Wir sind dabei im Windschatten eines Eisberges, der hier zu Beginn des Winters vor fast einem halben Jahr im Packeis gestrandet ist, einen Tauchplatz anzulegen. Nachdem wir den Schnee weggeräumt haben sägen wir ein dreieckiges Loch mit einer Kantenlänge von etwa zwei Metern und legen anschließend noch drei Sicherheitsausstiege an.
Das Wasser ist kristallklar und eisig. Die ersten Taucher legen die Sicherungsleinen an und gleiten unter die Eisdecke. Nicht lange an der Oberfläche aufhalten um Vereisungen zu vermeiden. Der erste Meter ist eine Mischung aus Eissplittern, Wasser und Halbgefrorenem. Dann ist man plötzlich in der Eiskathedrale, ein winziger Punkt in einem gewaltigen Raum. Die Wand des Eisberges fällt in die Tiefe ab, während das zusammen gefrorene Packeis eine massive Decke bildet. Licht fällt hier und da durch das Eis, teils an den unmöglichsten Stellen.
Es ist einer der extremsten und unvergesslichsten Tauchgänge den man auf unserem Planeten erleben kann. Eistauchen am Ende der Welt.
Etwa 40 Minuten später steigen vermehrt Luftblasen im Einstiegsloch auf. Kurz darauf durchbricht einer der beiden Taucher das dünne Eis im Einstieg, welches gerade dabei war sich auf dem nun offenen Wasser zu bilden. In den spitzen Winkeln des Dreiecks ist es recht einfach den Taucher auf das Eis zu ziehen und beim Ablegen der Ausrüstung zu helfen. Heißer Tee hilft beim ersten Aufwärmen, während sich schon das nächste Team auf den Tauchgang vorbereitet.

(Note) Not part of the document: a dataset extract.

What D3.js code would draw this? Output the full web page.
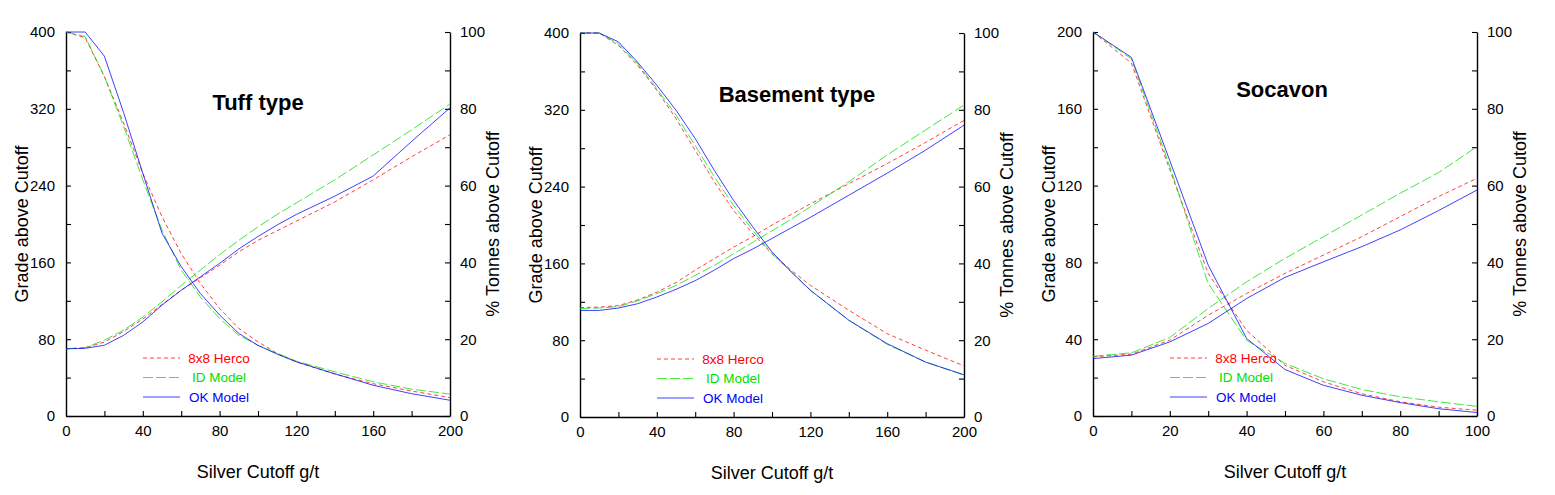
<!DOCTYPE html>
<html>
<head>
<meta charset="utf-8">
<script src="https://cdn.jsdelivr.net/npm/d3@7/dist/d3.min.js"></script>
<style>
  html, body { margin: 0; padding: 0; background: #fff; }
  svg { display: block; font-family: "Liberation Sans", Arial, Helvetica, sans-serif; }
</style>
</head>
<body>
<svg id="chart" width="1555" height="495"></svg>
<script>
// ---------------- DATA ----------------
const seriesNames = ["8x8 Herco", "ID Model", "OK Model"];

// Tuff type
const tuffCutoff = [0,10,20,30,40,50,60,70,80,90,100,110,120,140,160,180,200];
const tuffTonnesHerco = [100,98.5,88.4,76.3,63.2,51.9,42.3,34.5,28.0,22.8,19.3,16.3,14.1,10.9,8.4,6.5,4.8];
const tuffTonnesID    = [100,98.8,88.4,75.4,61.5,48.4,38.0,31.0,25.4,21.0,18.4,16.3,14.3,11.5,8.9,7.0,5.7];
const tuffTonnesOK    = [100,100,93.7,79.0,63.2,47.6,38.9,31.9,26.3,21.5,18.4,16.1,14.1,11.0,8.0,5.8,4.1];
const tuffGradeHerco  = [70,71,77,88,101,116,131,144,157,171,183,193,203,223,246,270,293];
const tuffGradeID     = [70,71.3,79,89.4,103,119,136,152,168,183,197,210,222,246,272,298,325];
const tuffGradeOK     = [70,70.5,73.7,84,98,115.5,131,145,159,174,187,199,210,229,250,286,321];

// Basement type
const baseCutoff = [0,10,20,30,40,50,60,70,80,90,100,110,120,140,160,180,200];
const baseTonnesHerco = [100,100,96.8,91.6,85.1,77.7,69.4,61.2,53.8,47.7,42.5,38.2,34.3,27.8,21.7,17.4,13.3];
const baseTonnesID    = [100,100,97.2,92.0,85.5,78.6,70.7,62.5,55.1,48.6,42.5,37.8,33.0,25.2,18.9,14.3,10.9];
const baseTonnesOK    = [100,100,97.7,92.4,86.4,79.9,72.5,64.2,56.4,49.5,43.0,37.8,33.0,25.2,19.1,14.3,11.0];
const baseGradeHerco  = [114,114.5,116,122,130,140,153,165,177,188,200,211,222,243,264,286,309];
const baseGradeID     = [113,113.5,115,121,128.5,137,147.6,158,170,182,194,206,219,245,273,299,325];
const baseGradeOK     = [111,111,113.5,118,125,133,142,153,165,175,186,197,208,231,254,278,304];

// Socavon
const socCutoff = [0,10,20,30,40,50,60,70,80,90,100];
const socTonnesHerco = [100,91.9,64.1,37.1,22.3,13.2,8.9,5.8,3.7,2.3,1.5];
const socTonnesID    = [100,93.0,65.0,34.5,19.7,13.7,9.7,6.9,5.0,3.7,2.5];
const socTonnesOK    = [100,93.4,66.5,39.3,20.2,12.1,8.0,5.4,3.5,1.9,0.9];
const socGradeHerco  = [30.8,32.2,39.5,52.5,63.8,74.3,83.8,93.4,103.8,114.3,123.8];
const socGradeID     = [31.1,32.9,40.9,56,69.9,82.1,93.4,104.7,116,126.8,140.3];
const socGradeOK     = [29.9,31.7,38.6,48.2,61.2,72.2,80.3,88.2,96.9,107,117.7];

// Tick labels
const tuffXTicks = [0,40,80,120,160,200];
const tuffGradeTicks = [0,80,160,240,320,400];
const socXTicks = [0,20,40,60,80,100];
const socGradeTicks = [0,40,80,120,160,200];
const tonnesTicks = [0,20,40,60,80,100];

// ---------------- STYLE ----------------
const colors = ["#ff0000", "#00e000", "#0000ff"];
const dashes = ["4,3", "10,3", null];

const panels = [
  { title: "Basement type", left: 580, top: 33, titleX: 217, titleY: 102,
    cutoff: baseCutoff, xMax: 200, xMinor: 20, xTicks: tuffXTicks,
    gMax: 400, gMinor: 40, gTicks: tuffGradeTicks,
    tonnes: [baseTonnesHerco, baseTonnesID, baseTonnesOK],
    grade: [baseGradeHerco, baseGradeID, baseGradeOK] },
  { title: "Tuff type", left: 66, top: 32, titleX: 192, titleY: 110,
    cutoff: tuffCutoff, xMax: 200, xMinor: 20, xTicks: tuffXTicks,
    gMax: 400, gMinor: 40, gTicks: tuffGradeTicks,
    tonnes: [tuffTonnesHerco, tuffTonnesID, tuffTonnesOK],
    grade: [tuffGradeHerco, tuffGradeID, tuffGradeOK] },
  { title: "Socavon", left: 1093, top: 32, titleX: 189, titleY: 97,
    cutoff: socCutoff, xMax: 100, xMinor: 10, xTicks: socXTicks,
    gMax: 200, gMinor: 20, gTicks: socGradeTicks,
    tonnes: [socTonnesHerco, socTonnesID, socTonnesOK],
    grade: [socGradeHerco, socGradeID, socGradeOK] }
];

const W = 384, H = 384;
const svg = d3.select("#chart");

panels.forEach(p => {
  const g = svg.append("g").attr("transform", `translate(${p.left},${p.top})`);
  const x = d3.scaleLinear().domain([0, p.xMax]).range([0, W]);
  const yG = d3.scaleLinear().domain([0, p.gMax]).range([H, 0]);
  const yT = d3.scaleLinear().domain([0, 100]).range([H, 0]);

  const fmt = labels => d => labels.includes(d) ? String(d) : "";

  const xAxis = d3.axisBottom(x)
    .tickValues(d3.range(0, p.xMax + 0.001, p.xMinor))
    .tickFormat(fmt(p.xTicks)).tickSizeInner(-5).tickSizeOuter(0).tickPadding(9);
  const gAxis = d3.axisLeft(yG)
    .tickValues(d3.range(0, p.gMax + 0.001, p.gMinor))
    .tickFormat(fmt(p.gTicks)).tickSizeInner(-5).tickSizeOuter(0).tickPadding(11);
  const tAxis = d3.axisRight(yT)
    .tickValues(d3.range(0, 100.001, 10))
    .tickFormat(fmt(tonnesTicks)).tickSizeInner(-5).tickSizeOuter(0).tickPadding(10);

  const styleAxis = sel => {
    sel.selectAll("path.domain").attr("stroke", "#000").attr("stroke-width", 1.4);
    sel.selectAll("line").attr("stroke", "#000").attr("stroke-width", 1.1);
    sel.selectAll("text").attr("font-size", 15).attr("fill", "#000")
      .attr("font-family", "'Liberation Sans', Arial, sans-serif");
  };

  g.append("g").attr("transform", `translate(0,${H})`).call(xAxis).call(styleAxis);
  g.append("g").call(gAxis).call(styleAxis);
  g.append("g").attr("transform", `translate(${W},0)`).call(tAxis).call(styleAxis);

  // lines
  [0, 1, 2].forEach(i => {
    const gradeLine = d3.line().x((d, j) => x(p.cutoff[j])).y(d => yG(d));
    const tonLine = d3.line().x((d, j) => x(p.cutoff[j])).y(d => yT(d));
    [[p.grade[i], gradeLine], [p.tonnes[i], tonLine]].forEach(([vals, gen]) => {
      g.append("path").attr("d", gen(vals))
        .attr("fill", "none").attr("stroke", colors[i]).attr("stroke-width", 0.75)
        .attr("stroke-dasharray", dashes[i]);
    });
  });

  // legend
  seriesNames.forEach((name, i) => {
    const ly = 326 + i * 19.5;
    g.append("line").attr("x1", 77).attr("x2", 114).attr("y1", ly).attr("y2", ly)
      .attr("stroke", colors[i]).attr("stroke-width", 0.75).attr("stroke-dasharray", dashes[i]);
    g.append("text").attr("x", 153).attr("y", ly + 4.5).attr("text-anchor", "middle")
      .attr("font-size", 13.5).attr("fill", colors[i]).text(name);
  });

  // title
  g.append("text").attr("x", p.titleX).attr("y", p.titleY - p.top).attr("text-anchor", "middle")
    .attr("font-size", 22).attr("font-weight", "bold").attr("fill", "#000").text(p.title);

  // axis titles
  g.append("text").attr("transform", `translate(${-38},${H / 2}) rotate(-90)`)
    .attr("text-anchor", "middle").attr("font-size", 18).attr("fill", "#000")
    .text("Grade above Cutoff");
  g.append("text").attr("transform", `translate(${W + 49},${H / 2}) rotate(-90)`)
    .attr("text-anchor", "middle").attr("font-size", 18).attr("fill", "#000")
    .text("% Tonnes above Cutoff");
  g.append("text").attr("x", W / 2).attr("y", 446)
    .attr("text-anchor", "middle").attr("font-size", 18).attr("fill", "#000")
    .text("Silver Cutoff g/t");
});
</script>
</body>
</html>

Der Eisberg den wir betauchen befindet sich in einer geschützten Bucht, ganz in der Nähe der Ortschaft Tasiilaq. Vom Ort sind es nur einige Minuten mit dem Snowscooter (welcher allerdings auch satte 100 Kmh und mehr auf dem ebenen Eis bringt).
Es ist kein besonders großer Eisberg, vielleicht gerade mal drei bis vier Meter ragt er auf. Allerdings sind es ja auch die 90% der Masse unter Wasser die Wir erkunden wollen. Die Eiswände sind weiß, erinnern an die Oberfläche eines Golfballs – typisch für recht „weiches“ Eis. Ein Eisberg ist ja eigentlich auch gepresster Schnee, über einen Gletscher aus dem Landesinneren zum Fjord geflossen, abgebrochen (gekalbt) und dann von den Gezeiten geformt. Jeder Eisberg wartet nur auf die eigene Zerstörung und ist doch gleichzeitig ein Kunstwerk der Natur in permanentem Wandel.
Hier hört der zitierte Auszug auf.